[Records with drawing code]
===============
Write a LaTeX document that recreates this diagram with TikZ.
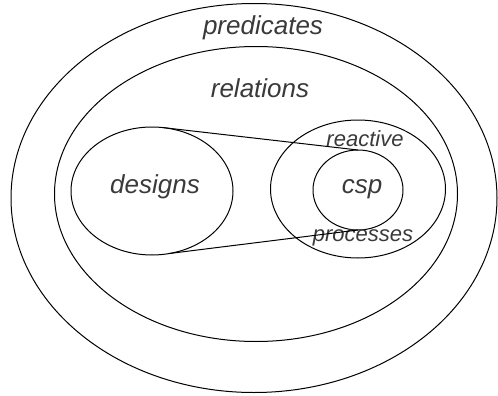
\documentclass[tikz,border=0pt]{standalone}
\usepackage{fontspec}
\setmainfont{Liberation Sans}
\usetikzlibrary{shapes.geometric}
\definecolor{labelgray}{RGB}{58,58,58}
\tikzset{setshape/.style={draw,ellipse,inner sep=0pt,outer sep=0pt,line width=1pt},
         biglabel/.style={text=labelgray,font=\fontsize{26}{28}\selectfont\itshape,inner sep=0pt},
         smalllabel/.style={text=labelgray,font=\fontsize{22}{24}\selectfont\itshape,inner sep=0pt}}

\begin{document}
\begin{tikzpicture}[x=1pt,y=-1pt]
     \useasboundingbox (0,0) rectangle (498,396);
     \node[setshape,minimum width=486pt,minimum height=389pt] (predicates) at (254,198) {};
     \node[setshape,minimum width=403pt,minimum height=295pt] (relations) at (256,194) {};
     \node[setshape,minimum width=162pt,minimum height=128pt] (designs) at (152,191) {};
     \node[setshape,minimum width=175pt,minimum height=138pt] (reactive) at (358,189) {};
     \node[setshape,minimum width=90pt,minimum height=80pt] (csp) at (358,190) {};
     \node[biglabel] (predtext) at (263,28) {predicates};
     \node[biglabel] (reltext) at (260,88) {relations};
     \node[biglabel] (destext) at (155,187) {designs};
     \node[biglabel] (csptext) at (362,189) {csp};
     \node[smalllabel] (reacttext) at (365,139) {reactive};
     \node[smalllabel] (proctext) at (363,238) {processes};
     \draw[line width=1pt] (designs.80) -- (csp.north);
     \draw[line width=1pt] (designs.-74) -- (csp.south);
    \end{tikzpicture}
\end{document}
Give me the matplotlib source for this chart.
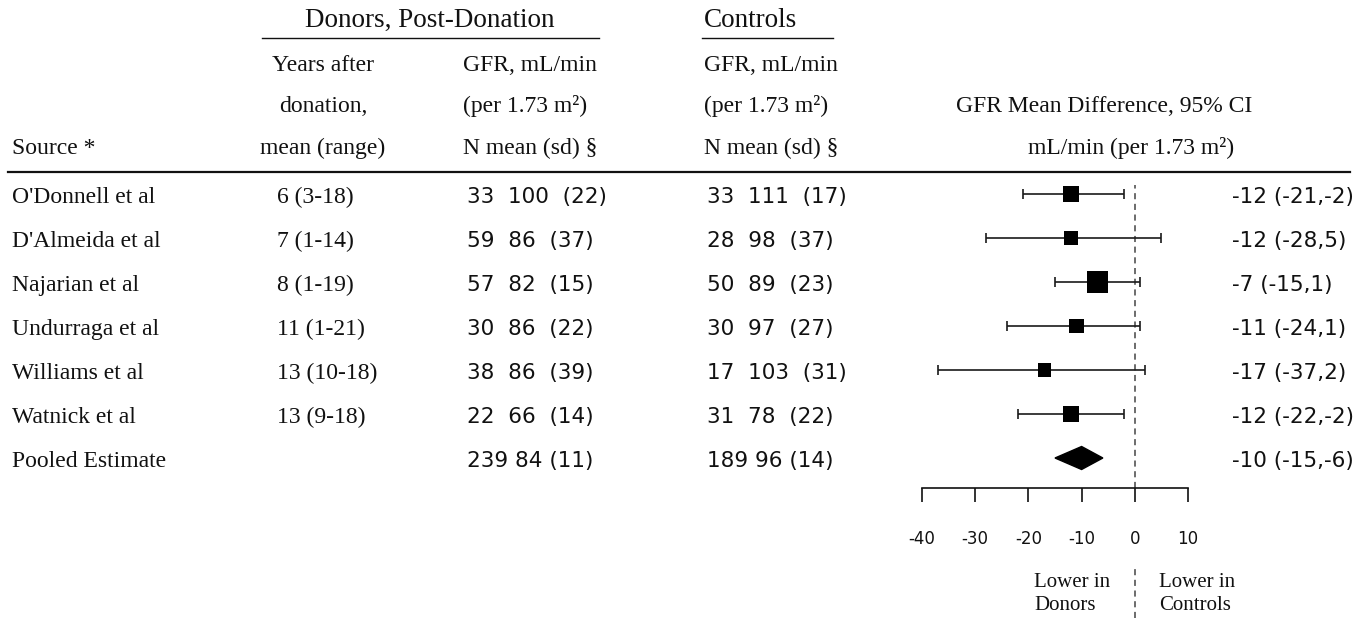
===============
REQUIREMENT
Reproduce the full listing faithfully, but do not carry over any pictures.

FINAL RESULT
Write a LaTeX document that recreates this diagram with TikZ.
\documentclass[tikz,border=0pt]{standalone}
\usepackage{fontspec}
\setmainfont{Liberation Sans}
\usetikzlibrary{shapes.geometric}
\definecolor{labelgray}{RGB}{58,58,58}
\tikzset{setshape/.style={draw,ellipse,inner sep=0pt,outer sep=0pt,line width=1pt},
         biglabel/.style={text=labelgray,font=\fontsize{26}{28}\selectfont\itshape,inner sep=0pt},
         smalllabel/.style={text=labelgray,font=\fontsize{22}{24}\selectfont\itshape,inner sep=0pt}}

\begin{document}
\begin{tikzpicture}[x=1pt,y=-1pt]
     \useasboundingbox (0,0) rectangle (498,396);
     \node[setshape,minimum width=486pt,minimum height=389pt] (predicates) at (254,198) {};
     \node[setshape,minimum width=403pt,minimum height=295pt] (relations) at (256,194) {};
     \node[setshape,minimum width=162pt,minimum height=128pt] (designs) at (152,191) {};
     \node[setshape,minimum width=175pt,minimum height=138pt] (reactive) at (358,189) {};
     \node[setshape,minimum width=90pt,minimum height=80pt] (csp) at (358,190) {};
     \node[biglabel] (predtext) at (263,28) {predicates};
     \node[biglabel] (reltext) at (260,88) {relations};
     \node[biglabel] (destext) at (155,187) {designs};
     \node[biglabel] (csptext) at (362,189) {csp};
     \node[smalllabel] (reacttext) at (365,139) {reactive};
     \node[smalllabel] (proctext) at (363,238) {processes};
     \draw[line width=1pt] (designs.80) -- (csp.north);
     \draw[line width=1pt] (designs.-74) -- (csp.south);
    \end{tikzpicture}
\end{document}
Give me the matplotlib source for this chart.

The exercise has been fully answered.